No matter the cons, the Infernus is truly a beautiful car to drive, and it handles like nothing else. Through the slow corners it dances and shudders like a car with turbo lag, but when up to speed it's smooth and concise with the powerband of a naturally aspirated car. And then, there's the sound. This is one of the only cars in the game that can sound as soulful as a church organ, and as violent as a heavy metal concert, all in one rev range. The Infernus has enough power to get you to the moon and back, as well as stunning looks to leave you awestruck for hours upon hours. There's a subtle rage associated with the Infernus, and only people who have driven it knows what it is.

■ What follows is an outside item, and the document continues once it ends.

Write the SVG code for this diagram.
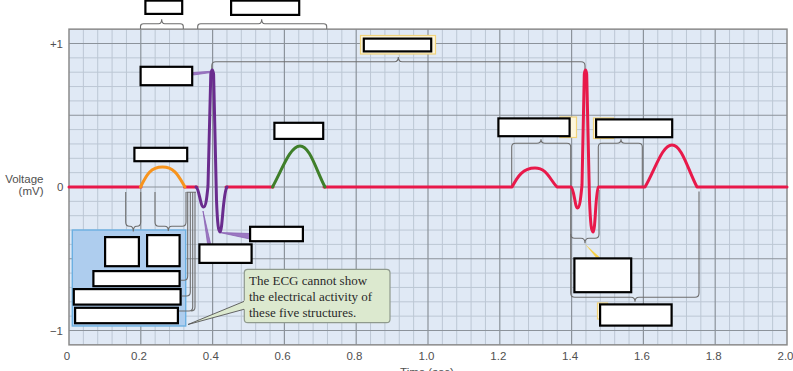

When anyone has their Infernus experience, there are commandments you as a driver must follow:
1. Thou shalt not trust downforce
2. Thou shalt not understeer, doing so will result in death
3. Thou shall only advance at maximum velocity
Then finally, there is the Golden Rule of the Pegassi Infernus:
Whether there is rain or shine, highway or coastal road, when driving this car you will only have one destination, and that's the sun-kissed horizon of Los Santos.